## [Provided data]
+ + + + +
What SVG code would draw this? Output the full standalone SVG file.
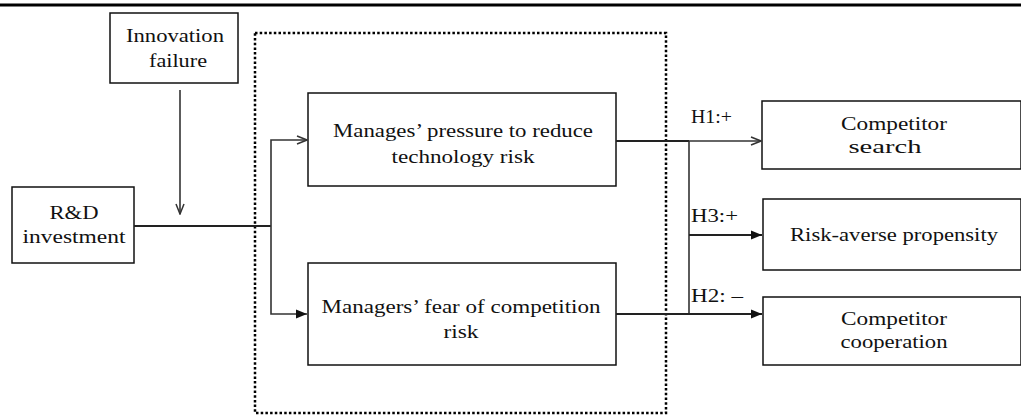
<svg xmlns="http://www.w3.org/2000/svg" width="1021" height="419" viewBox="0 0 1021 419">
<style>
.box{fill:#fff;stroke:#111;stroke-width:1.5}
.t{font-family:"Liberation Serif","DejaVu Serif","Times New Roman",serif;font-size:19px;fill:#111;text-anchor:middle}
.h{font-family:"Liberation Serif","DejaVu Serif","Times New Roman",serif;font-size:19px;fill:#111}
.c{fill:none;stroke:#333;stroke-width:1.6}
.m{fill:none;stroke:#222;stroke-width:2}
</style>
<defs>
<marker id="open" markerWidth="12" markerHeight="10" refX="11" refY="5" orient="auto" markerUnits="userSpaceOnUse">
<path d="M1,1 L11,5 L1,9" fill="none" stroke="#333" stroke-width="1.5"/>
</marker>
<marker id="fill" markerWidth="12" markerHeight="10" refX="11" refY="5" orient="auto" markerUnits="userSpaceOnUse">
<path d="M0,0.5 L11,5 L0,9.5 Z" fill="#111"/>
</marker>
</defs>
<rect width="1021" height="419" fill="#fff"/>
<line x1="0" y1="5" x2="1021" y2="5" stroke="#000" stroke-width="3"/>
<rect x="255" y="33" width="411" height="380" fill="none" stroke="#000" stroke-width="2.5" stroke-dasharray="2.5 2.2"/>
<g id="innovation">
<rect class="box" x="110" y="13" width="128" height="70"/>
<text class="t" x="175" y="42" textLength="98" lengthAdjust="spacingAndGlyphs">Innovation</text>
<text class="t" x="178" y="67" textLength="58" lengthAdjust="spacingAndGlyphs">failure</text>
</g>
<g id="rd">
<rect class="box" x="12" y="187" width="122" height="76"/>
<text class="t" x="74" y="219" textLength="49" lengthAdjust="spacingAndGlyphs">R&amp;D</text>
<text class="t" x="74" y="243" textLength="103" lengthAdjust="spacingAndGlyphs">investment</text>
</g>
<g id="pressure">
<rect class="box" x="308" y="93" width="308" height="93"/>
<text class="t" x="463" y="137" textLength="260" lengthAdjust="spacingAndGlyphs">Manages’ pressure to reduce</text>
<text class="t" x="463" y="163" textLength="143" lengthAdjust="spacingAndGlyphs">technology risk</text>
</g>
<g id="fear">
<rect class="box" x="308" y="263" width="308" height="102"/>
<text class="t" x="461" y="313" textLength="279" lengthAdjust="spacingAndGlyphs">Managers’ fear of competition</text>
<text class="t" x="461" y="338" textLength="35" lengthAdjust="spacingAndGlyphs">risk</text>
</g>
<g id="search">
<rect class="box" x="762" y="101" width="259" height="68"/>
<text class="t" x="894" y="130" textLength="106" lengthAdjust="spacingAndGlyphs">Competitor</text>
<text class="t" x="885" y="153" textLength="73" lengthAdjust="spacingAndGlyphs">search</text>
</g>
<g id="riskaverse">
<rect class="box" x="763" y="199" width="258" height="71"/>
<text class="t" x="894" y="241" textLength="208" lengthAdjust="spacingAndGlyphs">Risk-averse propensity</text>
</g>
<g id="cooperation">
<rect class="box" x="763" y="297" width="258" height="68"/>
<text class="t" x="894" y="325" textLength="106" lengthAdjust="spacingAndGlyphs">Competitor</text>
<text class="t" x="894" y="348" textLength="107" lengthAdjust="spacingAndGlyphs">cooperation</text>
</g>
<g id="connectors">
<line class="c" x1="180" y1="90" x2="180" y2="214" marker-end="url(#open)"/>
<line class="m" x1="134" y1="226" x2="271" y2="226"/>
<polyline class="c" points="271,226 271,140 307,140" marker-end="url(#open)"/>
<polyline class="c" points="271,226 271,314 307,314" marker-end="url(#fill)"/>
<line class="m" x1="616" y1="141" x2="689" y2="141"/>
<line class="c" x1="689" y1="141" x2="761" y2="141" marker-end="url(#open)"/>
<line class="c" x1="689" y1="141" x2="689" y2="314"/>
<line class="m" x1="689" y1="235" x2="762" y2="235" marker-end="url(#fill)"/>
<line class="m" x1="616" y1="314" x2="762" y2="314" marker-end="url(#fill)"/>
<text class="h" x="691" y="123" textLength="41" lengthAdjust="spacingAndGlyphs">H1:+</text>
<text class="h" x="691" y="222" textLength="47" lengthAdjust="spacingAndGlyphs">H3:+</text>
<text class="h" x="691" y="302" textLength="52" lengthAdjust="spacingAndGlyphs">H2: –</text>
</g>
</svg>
+ + + + +
## [What is being asked]
All of the data needs repeating exactly, but the pictures do not.

## [Result for this exercise]
What SVG code would draw this? Output the full standalone SVG file.
<svg xmlns="http://www.w3.org/2000/svg" width="1021" height="419" viewBox="0 0 1021 419">
<style>
.box{fill:#fff;stroke:#111;stroke-width:1.5}
.t{font-family:"Liberation Serif","DejaVu Serif","Times New Roman",serif;font-size:19px;fill:#111;text-anchor:middle}
.h{font-family:"Liberation Serif","DejaVu Serif","Times New Roman",serif;font-size:19px;fill:#111}
.c{fill:none;stroke:#333;stroke-width:1.6}
.m{fill:none;stroke:#222;stroke-width:2}
</style>
<defs>
<marker id="open" markerWidth="12" markerHeight="10" refX="11" refY="5" orient="auto" markerUnits="userSpaceOnUse">
<path d="M1,1 L11,5 L1,9" fill="none" stroke="#333" stroke-width="1.5"/>
</marker>
<marker id="fill" markerWidth="12" markerHeight="10" refX="11" refY="5" orient="auto" markerUnits="userSpaceOnUse">
<path d="M0,0.5 L11,5 L0,9.5 Z" fill="#111"/>
</marker>
</defs>
<rect width="1021" height="419" fill="#fff"/>
<line x1="0" y1="5" x2="1021" y2="5" stroke="#000" stroke-width="3"/>
<rect x="255" y="33" width="411" height="380" fill="none" stroke="#000" stroke-width="2.5" stroke-dasharray="2.5 2.2"/>
<g id="innovation">
<rect class="box" x="110" y="13" width="128" height="70"/>
<text class="t" x="175" y="42" textLength="98" lengthAdjust="spacingAndGlyphs">Innovation</text>
<text class="t" x="178" y="67" textLength="58" lengthAdjust="spacingAndGlyphs">failure</text>
</g>
<g id="rd">
<rect class="box" x="12" y="187" width="122" height="76"/>
<text class="t" x="74" y="219" textLength="49" lengthAdjust="spacingAndGlyphs">R&amp;D</text>
<text class="t" x="74" y="243" textLength="103" lengthAdjust="spacingAndGlyphs">investment</text>
</g>
<g id="pressure">
<rect class="box" x="308" y="93" width="308" height="93"/>
<text class="t" x="463" y="137" textLength="260" lengthAdjust="spacingAndGlyphs">Manages’ pressure to reduce</text>
<text class="t" x="463" y="163" textLength="143" lengthAdjust="spacingAndGlyphs">technology risk</text>
</g>
<g id="fear">
<rect class="box" x="308" y="263" width="308" height="102"/>
<text class="t" x="461" y="313" textLength="279" lengthAdjust="spacingAndGlyphs">Managers’ fear of competition</text>
<text class="t" x="461" y="338" textLength="35" lengthAdjust="spacingAndGlyphs">risk</text>
</g>
<g id="search">
<rect class="box" x="762" y="101" width="259" height="68"/>
<text class="t" x="894" y="130" textLength="106" lengthAdjust="spacingAndGlyphs">Competitor</text>
<text class="t" x="885" y="153" textLength="73" lengthAdjust="spacingAndGlyphs">search</text>
</g>
<g id="riskaverse">
<rect class="box" x="763" y="199" width="258" height="71"/>
<text class="t" x="894" y="241" textLength="208" lengthAdjust="spacingAndGlyphs">Risk-averse propensity</text>
</g>
<g id="cooperation">
<rect class="box" x="763" y="297" width="258" height="68"/>
<text class="t" x="894" y="325" textLength="106" lengthAdjust="spacingAndGlyphs">Competitor</text>
<text class="t" x="894" y="348" textLength="107" lengthAdjust="spacingAndGlyphs">cooperation</text>
</g>
<g id="connectors">
<line class="c" x1="180" y1="90" x2="180" y2="214" marker-end="url(#open)"/>
<line class="m" x1="134" y1="226" x2="271" y2="226"/>
<polyline class="c" points="271,226 271,140 307,140" marker-end="url(#open)"/>
<polyline class="c" points="271,226 271,314 307,314" marker-end="url(#fill)"/>
<line class="m" x1="616" y1="141" x2="689" y2="141"/>
<line class="c" x1="689" y1="141" x2="761" y2="141" marker-end="url(#open)"/>
<line class="c" x1="689" y1="141" x2="689" y2="314"/>
<line class="m" x1="689" y1="235" x2="762" y2="235" marker-end="url(#fill)"/>
<line class="m" x1="616" y1="314" x2="762" y2="314" marker-end="url(#fill)"/>
<text class="h" x="691" y="123" textLength="41" lengthAdjust="spacingAndGlyphs">H1:+</text>
<text class="h" x="691" y="222" textLength="47" lengthAdjust="spacingAndGlyphs">H3:+</text>
<text class="h" x="691" y="302" textLength="52" lengthAdjust="spacingAndGlyphs">H2: –</text>
</g>
</svg>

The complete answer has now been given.